Making Scotland's Homes more Energy Efficient
Our homes are leaking carbon and our precious cash
Fuel poverty in Scotland still stands at over 600,000 homes and around half of Scotland’s emissions come from heating our buildings. Without better insulation, we’re wasting precious resources heating the air outside our leaky homes and generating carbon emissions in the process.
That’s why we asked the Scottish Government to improve the energy efficiency of our homes through the Climate Change Bill, ensuring everyone has a cosy, lower carbon home to live in and affordable heating bills.
What can the Climate Change Bill do about it?
The Scottish Government already took the welcome step of making energy efficiency investment a National Infrastructure Priority in 2015 and is delivering this through the Energy Efficient Scotland programme. But the targets set for the programme do not go far enough to tackle our leaky buildings.
In 2018, the Scottish Parliament voted for all homes to be brought up to a good energy performance standard of C by 2030. However, the Government wants this by 2040 and its new Fuel Poverty Bill does nothing to tackle leaky homes, despite a 2016 manifesto commitment to introduce a Warm Homes Bill. That’s why we wanted the Scottish Government to commit to an earlier target of 2030 and enshrine it in the Climate Change Bill.

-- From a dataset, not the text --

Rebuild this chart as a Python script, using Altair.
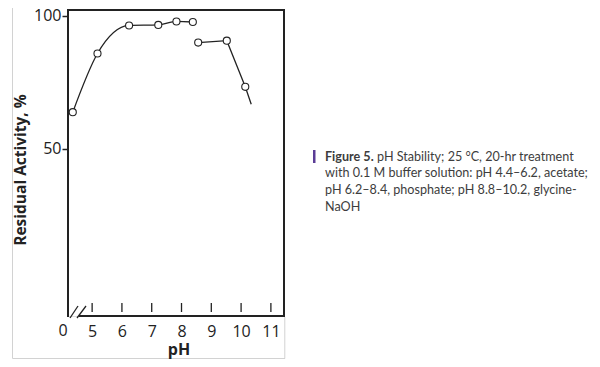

Reducing ill-health, slashing emissions and creating 1000s of jobs
Energy efficiency is one of the cheapest, cleanest and most beneficial ways of reducing emissions. It lowers our emissions. But it also has lots of other benefits. Bringing all homes up to a C standard would help reduce the risks of fuel poverty, reduce ill-health from cold homes and consequently help NHS budgets in Scotland to the tune of £48-80m/year. The National Institute for Healthcare and Excellence (NICE) recommends that as a minimum, properties should be raised to an EPC band C and ideally to a band B to avoid the risk of death and ill health associated with living in a cold home. It will require a multi-billion pound investment programme, but the societal and economic benefits are huge, creating up to 9,000 net jobs a year across Scotland. That’s why the Scottish Parliament needs to be ambitious.
What did we want from the Bill?
The Climate Change Bill must enshrine targets and milestones for the delivery of Energy Efficient Scotland, including a milestone of supporting all existing domestic homes to reach at least an Energy Performance Certificate rating of ‘C’ by 2030.
The Climate Change Bill should create a new independent public body responsible for coordinating the delivery of Energy Efficient Scotland by programme partners. The independent body would report to Ministers and Parliament and be charged with ensuring value for public sector investment.
This independent body could be modelled on the Olympic Delivery Authority, which was responsible for delivering the new infrastructure for the London Olympics and was established by the London Olympic Games and Paralympic Games Act 2006. Following the delivery of the Games infrastructure, the ODA was dissolved by the UK Parliament at the end of 2014.